Joseph McCormick June 16, 2015

The Natural History Museum in London is using an unusual tactic to try to save its exhibits – tricking male moths into being attracted to other males.

Pheromones are being used by the museum, in an attempt to stop moths from eating ancient exhibits, which are destroyed by the insects.

For the past four years, the museum in South Kensington has been infested with moths.

Curators are sometimes forced to place items into deep freeze, the only one of its kind in Europe, which is kept below 30 degrees Celsius for 72 hours or more to kill larvae and insects.

But in an attempt to stop moths from reproducing, experts have been brought into use the Pheromone Destruction System.

Male moths are enticed into traps filled with female pheromones, and when they fly in, get covered with the pheromone.

When they fly off, other males are then tricked into thinking they have found a potential mate.

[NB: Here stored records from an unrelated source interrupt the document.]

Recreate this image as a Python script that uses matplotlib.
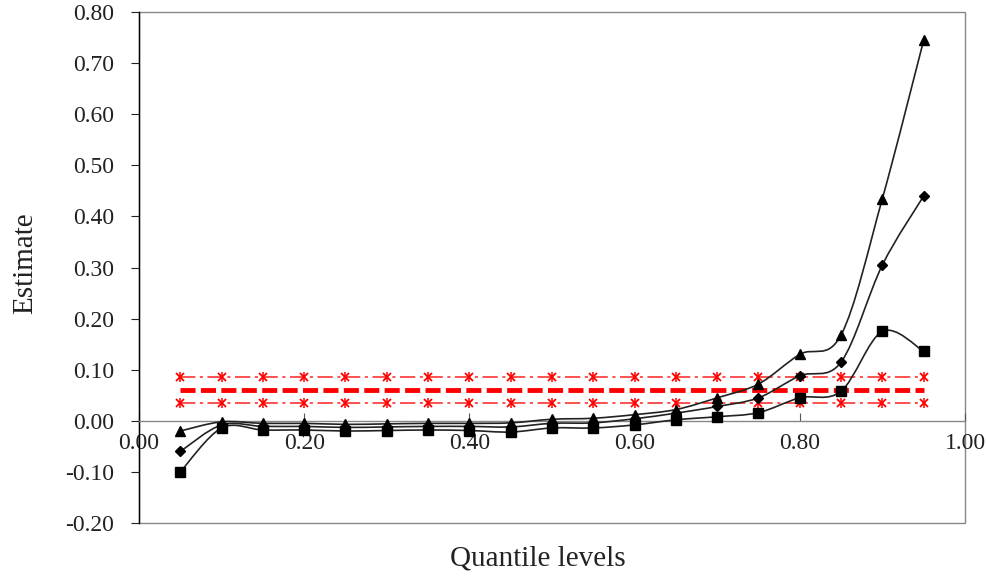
import matplotlib
matplotlib.use("Agg")
import matplotlib.pyplot as plt
from matplotlib.path import Path
from matplotlib.patches import PathPatch, Rectangle
import numpy as np

quantiles = [0.05, 0.10, 0.15, 0.20, 0.25, 0.30, 0.35, 0.40, 0.45, 0.50,
             0.55, 0.60, 0.65, 0.70, 0.75, 0.80, 0.85, 0.90, 0.95]
upper = [-0.020, -0.002, -0.005, -0.005, -0.007, -0.006, -0.005, -0.005, -0.004, 0.003,
         0.005, 0.012, 0.022, 0.045, 0.072, 0.130, 0.168, 0.435, 0.745]
middle = [-0.060, -0.008, -0.011, -0.011, -0.013, -0.012, -0.011, -0.011, -0.012, -0.005,
          -0.004, 0.004, 0.015, 0.028, 0.045, 0.088, 0.115, 0.305, 0.440]
lower = [-0.100, -0.014, -0.018, -0.018, -0.020, -0.019, -0.018, -0.019, -0.022, -0.014,
         -0.014, -0.008, 0.002, 0.008, 0.016, 0.045, 0.058, 0.175, 0.136]
ref_level = [0.060] * len(quantiles)
ref_upper = [0.085] * len(quantiles)
ref_lower = [0.035] * len(quantiles)

xticks = [0.00, 0.20, 0.40, 0.60, 0.80, 1.00]
yticks = [-0.20, -0.10, 0.00, 0.10, 0.20, 0.30, 0.40, 0.50, 0.60, 0.70, 0.80]

plt.rcParams['font.family'] = ['Liberation Serif', 'DejaVu Serif']

fig = plt.figure(figsize=(9.87, 5.80), dpi=100)
ax = fig.add_axes([139/987, 57/580, 826/987, 511/580])
ax.set_xlim(0, 1.0)
ax.set_ylim(-0.2, 0.8)


def smooth_path(xs, ys):
    pts = np.column_stack([xs, ys])
    n = len(pts)
    verts = [pts[0]]
    codes = [Path.MOVETO]
    for i in range(n - 1):
        p0 = pts[i - 1] if i > 0 else pts[i]
        p1 = pts[i]
        p2 = pts[i + 1]
        p3 = pts[i + 2] if i + 2 < n else pts[i + 1]
        c1 = p1 + (p2 - p0) / 6.0
        c2 = p2 - (p3 - p1) / 6.0
        verts += [c1, c2, p2]
        codes += [Path.CURVE4] * 3
    return Path(verts, codes)


# red reference lines
ax.plot(quantiles, ref_level, color='#ff0000', lw=3.5, dashes=(3.1, 1.1), zorder=2)
for ys in (ref_upper, ref_lower):
    ax.plot(quantiles, ys, color='#ff2020', lw=1.1, dashes=(10, 3, 2, 3), zorder=2)
    ax.plot(quantiles, ys, ls='none', marker='x', ms=6, mew=1.3, color='#ff0000', zorder=3)
    ax.plot(quantiles, ys, ls='none', marker='|', ms=7, mew=1.1, color='#ff0000', zorder=3)

# black series with smoothed lines
for ys, mk, ms in ((upper, '^', 7.5), (middle, 'D', 5), (lower, 's', 7)):
    ax.add_patch(PathPatch(smooth_path(quantiles, ys), fill=False, edgecolor='#222222',
                           lw=1.2, zorder=4))
    ax.plot(quantiles, ys, ls='none', marker=mk, ms=ms, color='black', zorder=5)

# frame
for s in ['top', 'right']:
    ax.spines[s].set_visible(False)
ax.spines['left'].set_color('black')
ax.spines['left'].set_linewidth(1.0)
ax.spines['bottom'].set_position(('data', 0))
ax.spines['bottom'].set_color('#888888')
ax.spines['bottom'].set_linewidth(1.0)
ax.add_patch(Rectangle((0, 0), 1, 1, transform=ax.transAxes, fill=False,
                       edgecolor='#888888', lw=1.0, zorder=1, clip_on=False))

ax.set_xticks(xticks)
ax.set_xticklabels([f"{v:.2f}" for v in xticks])
ax.set_yticks(yticks)
ax.set_yticklabels([f"{v:.2f}" for v in yticks])
ax.tick_params(axis='x', direction='in', length=6, width=0.8,
               labelsize=17, pad=9, colors='#222222')
ax.tick_params(axis='x', color='#555555')
ax.tick_params(axis='y', direction='out', length=6, width=0.8, labelsize=17, pad=12,
               colors='#222222')

fig.text(25/987, 1 - 263/580, 'Estimate', fontsize=21, ha='center', va='center',
         rotation=90, color='#222222')
fig.text(538/987, 1 - 558/580, 'Quantile levels', fontsize=21, ha='center', va='center',
         color='#222222')

fig.savefig('out.png', dpi=100)
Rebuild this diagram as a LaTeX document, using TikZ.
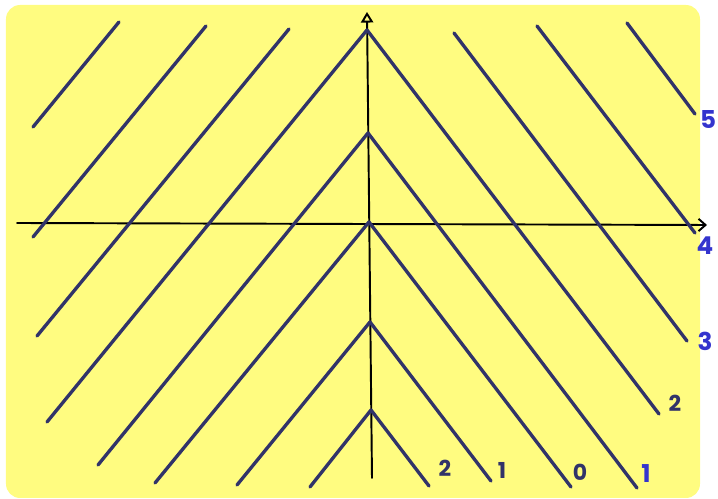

“It’s called the Pheromone Destruction System and in simplistic terms, it makes male moths attracted to other male moths,” said Armando Mendex, quarantine facility manager at the museum, who is heading the project.

Mr Mendex went on: “They only live for a couple of weeks and during that time there is only a small window in which they can reproduce. If they spend this unknowingly attempting to attract and fertilise male moths, then it reduces the offspring we are up against.”

The number of moths has fallen by half since the new system was brought in.